Hello. My name is Dr. Paul Richardson.
I'm the RJ Corman Professor of Medicine at Harvard Medical School,
and I serve as the Clinical Program Leader and Director of
Clinical Research at the Jerome Lipper Multiple Myeloma Center,
Dana-Farber Cancer Institute in Boston, Massachusetts.
It's my pleasure to talk to you today about
the evolving role of novel and next-generation therapies
in multiple myeloma and to share with you today
current status and future directions in our field.
First, I want to show you my next slide,
which simply is disclosures.
These are my relevant disclosures to the discussion
today and reflect my service on advisory committees,
as well as research funding.
Now, in the context of multiple myeloma it's
important to recognize that this is not just one disease.
Clearly, multiple myeloma as it sounds is many different diseases.

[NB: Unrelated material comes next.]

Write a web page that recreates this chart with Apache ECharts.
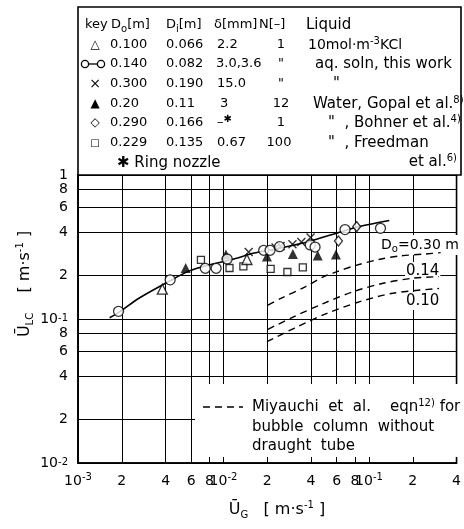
<!DOCTYPE html>
<html><head><meta charset="utf-8">
<script src="https://cdn.jsdelivr.net/npm/echarts@6/dist/echarts.min.js"></script>
<style>html,body{margin:0;padding:0;background:#fff}#c{width:464px;height:529px}</style>
</head><body><div id="c"></div>
<script>
// ---- axis ticks / labels ----
const xTickValues = [0.001,0.002,0.004,0.006,0.008,0.01,0.02,0.04,0.06,0.08,0.1,0.2,0.4];
const xTickLabels = ['10{sup|-3}','2','4','6','8','10{sup|-2}','2','4','6','8','10{sup|-1}','2','4'];
const yTickValues = [0.01,0.02,0.04,0.06,0.08,0.1,0.2,0.4,0.6,0.8,1];
const yTickLabels = ['10{sup|-2}','2','4','6','8','10{sup|-1}','2','4','6','8','1'];

// ---- data (U_G [m/s], U_LC [m/s]) ----
const circ140 = [[0.0019,0.113],[0.0043,0.187],[0.0075,0.225],[0.0089,0.225],[0.0106,0.261],[0.0189,0.300],[0.0209,0.300],[0.0243,0.318],[0.0395,0.327],[0.0426,0.316],[0.0685,0.418],[0.120,0.426]];
const tri100 = [[0.0038,0.161],[0.0145,0.259]];
const cross300 = [[0.0149,0.292],[0.0228,0.314],[0.0247,0.321],[0.0298,0.330],[0.0343,0.342],[0.0397,0.368]];
const triGopal = [[0.0055,0.226],[0.0104,0.281],[0.0199,0.272],[0.0300,0.283],[0.0444,0.276],[0.0593,0.281]];
const diaBohner = [[0.0617,0.348],[0.0823,0.438]];
const sqFreedman = [[0.0070,0.257],[0.0110,0.226],[0.0137,0.232],[0.0211,0.223],[0.0275,0.212],[0.0351,0.228]];
const fitCurve = [[0.00165,0.102],[0.00193,0.112],[0.00264,0.140],[0.00428,0.184],[0.00577,0.215],[0.0079,0.237],[0.0118,0.261],[0.0162,0.287],[0.0218,0.304],[0.0275,0.319],[0.0377,0.343],[0.0515,0.377],[0.0672,0.409],[0.0863,0.439],[0.138,0.483]];
const miy030 = [[0.0202,0.125],[0.0248,0.139],[0.0367,0.168],[0.0489,0.197],[0.0603,0.213],[0.0782,0.233],[0.119,0.260],[0.162,0.274],[0.246,0.283],[0.311,0.289]];
const miy014 = [[0.0202,0.0848],[0.0306,0.104],[0.0489,0.1285],[0.0782,0.155],[0.125,0.177],[0.200,0.192],[0.303,0.197]];
const miy010 = [[0.0199,0.0696],[0.0306,0.0862],[0.0515,0.1095],[0.0867,0.132],[0.146,0.151],[0.303,0.163]];

const FONT = 'DejaVu Sans';
const supRich = {sup:{fontSize:10, fontFamily:FONT, lineHeight:8, verticalAlign:'top'}};
const fullRich = {
  sup:{fontSize:10, fontFamily:FONT, lineHeight:10, verticalAlign:'top'},
  sub:{fontSize:10, fontFamily:FONT, lineHeight:10, verticalAlign:'bottom'}
};
function pickLabel(vals, labels, v){
  let best=0, bd=1e9;
  vals.forEach((t,i)=>{const d=Math.abs(Math.log(t)-Math.log(v)); if(d<bd){bd=d;best=i;}});
  return labels[best];
}
const blk = '#000';
function txt(x,y,text,opt){
  opt = opt||{};
  return {type:'text', x:x, y:y, z:opt.z||5, silent:true,
    style:Object.assign({text:text, fontFamily:FONT, fontSize:opt.fs||13, fill:blk,
      textAlign:opt.align||'left', textVerticalAlign:'middle', lineHeight:18, rich:fullRich}, opt.style||{})};
}
const rowsY = [45,64,84,104,123,143];
const legendGraphics = [
  {type:'rect', shape:{x:78,y:7,width:383,height:168}, style:{fill:'#fff', stroke:blk, lineWidth:1.6}, z:4},
  txt(85,25,'key'), txt(111,25,'D{sub|o}[m]'), txt(166,25,'D{sub|i}[m]'), txt(214,25,'δ[mm]'), txt(259,25,'N[–]'), txt(306,25,'Liquid',{fs:15}),
  // markers
  txt(95,rowsY[0],'△',{align:'center',fs:12}),
  {type:'circle', shape:{cx:85,cy:rowsY[1],r:3.6}, style:{fill:'#fff',stroke:blk,lineWidth:1.3}, z:6},
  {type:'line', shape:{x1:88.6,y1:rowsY[1],x2:97.4,y2:rowsY[1]}, style:{stroke:blk,lineWidth:1.3}, z:6},
  {type:'circle', shape:{cx:101,cy:rowsY[1],r:3.6}, style:{fill:'#fff',stroke:blk,lineWidth:1.3}, z:6},
  txt(95,rowsY[2],'×',{align:'center',fs:14}),
  txt(95,rowsY[3],'▲',{align:'center',fs:12}),
  txt(95,rowsY[4],'◇',{align:'center',fs:12}),
  txt(95,rowsY[5],'□',{align:'center',fs:10}),
  // D_o
  txt(110,rowsY[0],'0.100'), txt(110,rowsY[1],'0.140'), txt(110,rowsY[2],'0.300'), txt(110,rowsY[3],'0.20'), txt(110,rowsY[4],'0.290'), txt(110,rowsY[5],'0.229'),
  // D_i
  txt(166,rowsY[0],'0.066'), txt(166,rowsY[1],'0.082'), txt(166,rowsY[2],'0.190'), txt(166,rowsY[3],'0.11'), txt(166,rowsY[4],'0.166'), txt(166,rowsY[5],'0.135'),
  // delta
  txt(217,rowsY[0],'2.2'), txt(216,rowsY[1],'3.0,3.6'), txt(217,rowsY[2],'15.0'), txt(220,rowsY[3],'3'), txt(217,rowsY[4],'–{sup|✱}'), txt(217,rowsY[5],'0.67'),
  // N
  txt(281,rowsY[0],'1',{align:'center'}), txt(281,rowsY[1],'"',{align:'center'}), txt(281,rowsY[2],'"',{align:'center'}),
  txt(281,rowsY[3],'12',{align:'center'}), txt(281,rowsY[4],'1',{align:'center'}), txt(279,rowsY[5],'100',{align:'center'}),
  // liquid
  txt(308,rowsY[0],'10mol·m{sup|-3}KCl',{fs:14}),
  txt(315,rowsY[1],'aq. soln, this work',{fs:15}),
  txt(333,rowsY[2],'"',{fs:15}),
  txt(313,rowsY[3],'Water, Gopal et al.{sup|8)}',{fs:15}),
  txt(328,rowsY[4],'"  , Bohner et al.{sup|4)}',{fs:15}),
  txt(328,rowsY[5],'"  , Freedman',{fs:15}),
  txt(457,162,'et al.{sup|6)}',{fs:15,align:'right'}),
  txt(117,163,'✱ Ring nozzle',{fs:15})
];
const plotGraphics = [
  // Miyauchi note box
  {type:'rect', shape:{x:195,y:384,width:265,height:73}, style:{fill:'#fff'}, z:1},
  {type:'line', shape:{x1:203,y1:407,x2:243,y2:407}, style:{stroke:blk,lineWidth:1.4,lineDash:[7,5]}, z:5},
  txt(252,407,'Miyauchi  et  al.    eqn{sup|12)} for',{fs:15}),
  txt(252,427,'bubble  column  without',{fs:15}),
  txt(252,446,'draught  tube',{fs:15}),
  // curve labels
  txt(379,245,'D{sub|o}=0.30 m',{fs:14, z:1, style:{backgroundColor:'#fff', padding:[1,2,1,2]}}),
  txt(405,271,'0.14',{fs:15, z:1, style:{backgroundColor:'#fff', padding:[0,1,0,1]}}),
  txt(405,301,'0.10',{fs:15, z:1, style:{backgroundColor:'#fff', padding:[0,1,0,1]}}),
  // axis titles
  {type:'text', x:25, y:284, rotation:Math.PI/2, silent:true, z:5,
    style:{text:'Ū{sub|LC}    [ m·s{sup|-1} ]', fontFamily:FONT, fontSize:16, fill:blk, textAlign:'center', textVerticalAlign:'middle', lineHeight:20, rich:fullRich}},
  {type:'text', x:277, y:510, silent:true, z:5,
    style:{text:'Ū{sub|G}   [ m·s{sup|-1} ]', fontFamily:FONT, fontSize:16, fill:blk, textAlign:'center', textVerticalAlign:'middle', lineHeight:20, rich:fullRich}}
];

const chart = echarts.init(document.getElementById('c'), null, {renderer:'canvas'});
const openSym = {color:'#fff', borderColor:blk, borderWidth:1.3};
chart.setOption({
  animation:false,
  backgroundColor:'#fff',
  grid:{left:78, right:3, top:175, bottom:66, show:true, borderColor:blk, borderWidth:1.6, backgroundColor:'transparent'},
  xAxis:{type:'log', logBase:10, min:0.001, max:0.4,
    axisLine:{show:true, lineStyle:{color:blk, width:1.6}},
    axisTick:{show:true, inside:true, length:5, customValues:xTickValues, lineStyle:{color:blk}},
    axisLabel:{customValues:xTickValues, margin:9, color:blk, fontFamily:FONT, fontSize:14, lineHeight:18, rich:supRich,
      showMinLabel:true, showMaxLabel:true,
      formatter:v=>pickLabel(xTickValues,xTickLabels,v)},
    splitLine:{show:true, lineStyle:{color:blk, width:1}}
  },
  yAxis:{type:'log', logBase:10, min:0.01, max:1,
    axisLine:{show:true, lineStyle:{color:blk, width:1.6}},
    axisTick:{show:false, customValues:yTickValues},
    axisLabel:{customValues:yTickValues, margin:10, color:blk, fontFamily:FONT, fontSize:14, lineHeight:12, rich:supRich,
      showMinLabel:true, showMaxLabel:true, hideOverlap:false,
      formatter:v=>pickLabel(yTickValues,yTickLabels,v)},
    splitLine:{show:true, lineStyle:{color:blk, width:1}}
  },
  graphic:legendGraphics.concat(plotGraphics),
  series:[
    {type:'line', data:fitCurve, smooth:0.3, symbol:'none', lineStyle:{color:blk, width:1.6}, z:3},
    {type:'line', data:miy030, smooth:0.3, symbol:'none', lineStyle:{color:blk, width:1.4, type:[7,5]}, z:3},
    {type:'line', data:miy014, smooth:0.3, symbol:'none', lineStyle:{color:blk, width:1.4, type:[7,5]}, z:3},
    {type:'line', data:miy010, smooth:0.3, symbol:'none', lineStyle:{color:blk, width:1.4, type:[7,5]}, z:3},
    {type:'scatter', data:sqFreedman, symbol:'rect', symbolSize:7, itemStyle:openSym, z:4},
    {type:'scatter', data:triGopal, symbol:'triangle', symbolSize:10, itemStyle:{color:blk}, z:4},
    {type:'scatter', data:tri100, symbol:'triangle', symbolSize:10, itemStyle:openSym, z:4},
    {type:'scatter', data:cross300, symbol:'path://M0,0L10,10M10,0L0,10', symbolSize:8, itemStyle:{color:'none', borderColor:blk, borderWidth:1.4}, z:5},
    {type:'scatter', data:diaBohner, symbol:'diamond', symbolSize:[8,10], itemStyle:openSym, z:5},
    {type:'scatter', data:circ140, symbol:'circle', symbolSize:10, itemStyle:openSym, z:5}
  ]
});
</script></body></html>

There's enormous variance between patients and, in fact,
within a patient, disease can change over time.
This recognition of what we call clonal heterogeneity has been
essential in our understanding of what we call risk stratification.

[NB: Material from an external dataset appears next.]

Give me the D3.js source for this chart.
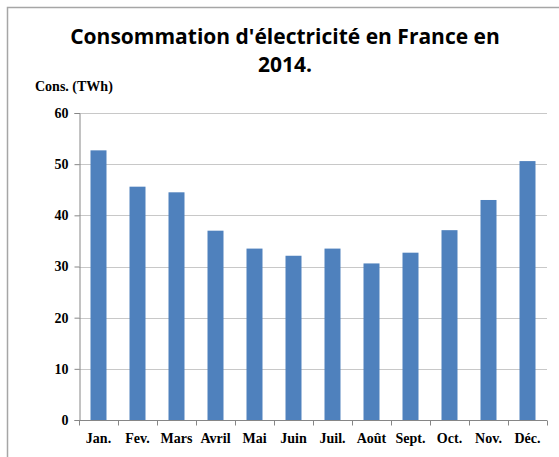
<!DOCTYPE html>
<html>
<head>
<meta charset="utf-8">
<script src="https://cdn.jsdelivr.net/npm/d3@7"></script>
<style>
body { margin: 0; background: #fff; }
</style>
</head>
<body>
<div id="chart"></div>
<script>
// monthly consumption
const months = ["Jan.", "Fev.", "Mars", "Avril", "Mai", "Juin", "Juil.", "Août", "Sept.", "Oct.", "Nov.", "Déc."];
const consumption = [52.7, 45.6, 44.5, 37.0, 33.5, 32.1, 33.5, 30.6, 32.7, 37.1, 43.0, 50.6];
const yTicks = [0, 10, 20, 30, 40, 50, 60];
const titleLines = ["Consommation d'électricité en France en", "2014."];
const yLabel = "Cons. (TWh)";

let w = 559, h = 457;
let padLeft = 79, padRight = 547, padTop = 113, padBottom = 420;
let labelFont = '"Liberation Serif", "Times New Roman", serif';

let svg = d3.select('#chart')
    .append('svg')
    .attr('width', w)
    .attr('height', h);

// frame (only top and left edges visible)
svg.append('path')
    .attr('d', `M7.5,${h} L7.5,7.5 L${w},7.5`)
    .attr('fill', 'none')
    .attr('stroke', '#a6a6a6')
    .attr('stroke-width', 1.5);

svg.selectAll('text.title')
    .data(titleLines)
    .enter()
    .append('text')
    .attr('class', 'title')
    .attr('x', 285)
    .attr('y', (d, i) => 44 + i * 28)
    .attr('text-anchor', 'middle')
    .style('font-family', '"Open Sans", sans-serif')
    .style('font-weight', 'bold')
    .style('font-size', '21px')
    .attr('fill', '#000')
    .text(d => d);

svg.append('text')
    .attr('x', 35)
    .attr('y', 91)
    .style('font-family', labelFont)
    .style('font-weight', 'bold')
    .style('font-size', '14px')
    .text(yLabel);

let x = d3.scaleBand()
    .domain(months)
    .range([padLeft, padRight])
    .paddingInner(0.59)
    .paddingOuter(0.295);

let y = d3.scaleLinear()
    .domain([0, 60])
    .range([padBottom, padTop]);

// gridlines
svg.selectAll('line.grid')
    .data(yTicks.filter(d => d > 0))
    .enter()
    .append('line')
    .attr('class', 'grid')
    .attr('x1', padLeft)
    .attr('x2', padRight)
    .attr('y1', d => Math.round(y(d)) + 0.5)
    .attr('y2', d => Math.round(y(d)) + 0.5)
    .attr('stroke', '#c8c8c8')
    .attr('stroke-width', 1.2);

svg.selectAll('rect')
    .data(consumption)
    .enter()
    .append('rect')
    .attr('x', (d, i) => x(months[i]))
    .attr('y', d => y(d))
    .attr('width', x.bandwidth())
    .attr('height', d => y(0) - y(d))
    .attr('fill', '#4f81bd');

// y axis
let yAxis = svg.append('g')
    .attr('transform', `translate(${padLeft + 0.5},0)`)
    .call(d3.axisLeft(y).tickValues(yTicks).tickSize(5).tickPadding(6).tickFormat(d3.format('d')));
yAxis.select('.domain').attr('stroke', '#868686');
yAxis.selectAll('.tick line').attr('stroke', '#868686');
yAxis.selectAll('text')
    .style('font-family', labelFont)
    .style('font-weight', 'bold')
    .style('font-size', '14px')
    .attr('fill', '#000');

// x axis: ticks at category boundaries
let g = svg.append('g').attr('transform', `translate(0,${Math.round(padBottom) + 0.5})`);
g.append('line')
    .attr('x1', padLeft).attr('x2', padRight)
    .attr('stroke', '#868686');
let bounds = d3.range(months.length + 1).map(i => padLeft + i * x.step());
g.selectAll('line.tk')
    .data(bounds)
    .enter()
    .append('line')
    .attr('class', 'tk')
    .attr('x1', d => Math.round(d) + 0.5)
    .attr('x2', d => Math.round(d) + 0.5)
    .attr('y1', 0)
    .attr('y2', 5)
    .attr('stroke', '#868686');
g.selectAll('text')
    .data(months)
    .enter()
    .append('text')
    .attr('x', d => x(d) + x.bandwidth() / 2)
    .attr('y', 22)
    .attr('text-anchor', 'middle')
    .style('font-family', labelFont)
    .style('font-weight', 'bold')
    .style('font-size', '14px')
    .text(d => d);
</script>
</body>
</html>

Fortunately, with the advent of novel therapies over the last three decades,
there's been an ability to individualize treatment.
So as we consider the complexity of multiple myeloma biology,
it's very important to appreciate that not only is
multiple myeloma truly multiple and what
that means is very traumatically between patients,
but it's also important to appreciate that it varies and ebbs and flows and
changes within a patient during the course of the natural history of the disease,
and in this slide I seek to capture that by illustrating to
you the clonal evolution and the matched genetic events
that myeloma evolves from its precursor states of MGUS and
smoldering disease to active disease and then to its relapsed refractory form.
Then the far right of the slide,
I really wanted to emphasize here,
and I think quite seminal work from my colleague Dr. Nikhil Munshi
looking at whole genome sequencing in the top slide of one of our patient's diagnosis.
As you can see, there are 5,000 mutations in this patient's disease at that time.
This patient then undergoes induction remission treatment,
autologous transplant, consolidation, and maintenance and then relapses.
As you can see in the bottom slide, at relapse,
the patient is challenged by 12,000 mutations in his disease.
This I think points to
the extraordinary mutagenic thrust of this illness and how we need to understand
better all the clinical implications of
such genetic instability and what that means for a patient over time,
especially as we now blessed fortunately with
multiple new treatments and modalities that can hopefully improve outcome.